O esquema de lavagem no Vale dos Sinos envolvia coletas semanais de grandes somas em dinheiro, que eram então distribuídas por uma rede de contas bancárias e convertidas em ativos de origem aparentemente legítima. Segundo a PF, a estrutura dessa rede estava diretamente ligada a facções criminosas locais, que utilizavam a lavagem de dinheiro para financiar suas operações de tráfico de drogas e armas.
Repercussões e próximos passos
Com a deflagração das Operações Alcaçaria e Privilege, a Polícia Federal conseguiu um importante avanço no combate às redes de lavagem de dinheiro e suas conexões com o tráfico de drogas e outras atividades criminosas. O uso de criptomoedas como instrumento para ocultar o fluxo de recursos ilícitos destaca a necessidade de atualização constante das técnicas de investigação e combate a crimes financeiros.
A investigação ainda não está concluída, e novos desdobramentos são esperados. As autoridades continuam trabalhando para rastrear o restante dos bens adquiridos com os recursos lavados, além de identificar outros participantes das operações criminosas.
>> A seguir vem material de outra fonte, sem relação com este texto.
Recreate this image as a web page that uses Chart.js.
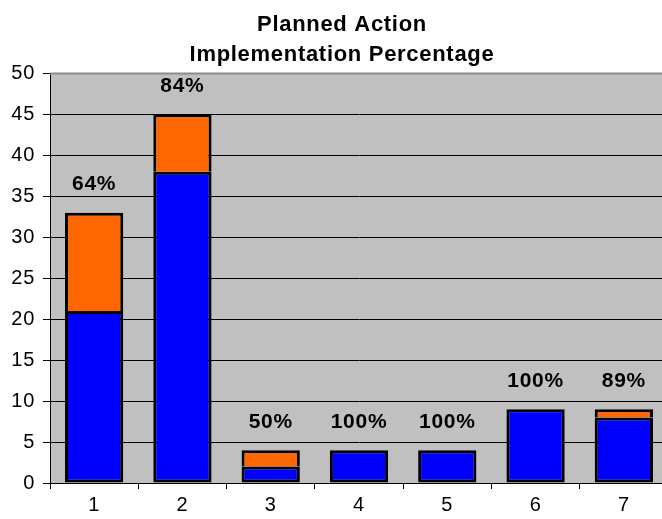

No cenário atual, a atuação da Polícia Federal no combate ao crime organizado e à lavagem de dinheiro é essencial para enfraquecer as estruturas financeiras que sustentam facções como o PCC. O sucesso dessas operações pode, inclusive, servir como um marco na estratégia de combate ao crime organizado no Brasil, ao atingir diretamente a base econômica dessas organizações.
As Operações Alcaçaria e Privilege representam um duro golpe contra as redes de lavagem de dinheiro no Brasil, especialmente aquelas ligadas ao PCC e ao tráfico de drogas. A utilização de criptomoedas como mecanismo para transferir grandes quantias de dinheiro ilícito mostra a sofisticação dessas organizações, mas também destaca a importância de operações como essas para desmantelar suas operações financeiras.
A continuidade das investigações e o aprofundamento das medidas de bloqueio e confisco de bens serão cruciais para garantir que essas quadrilhas sejam efetivamente desarticuladas, e que os recursos ilícitos não voltem a alimentar o ciclo do crime organizado no país.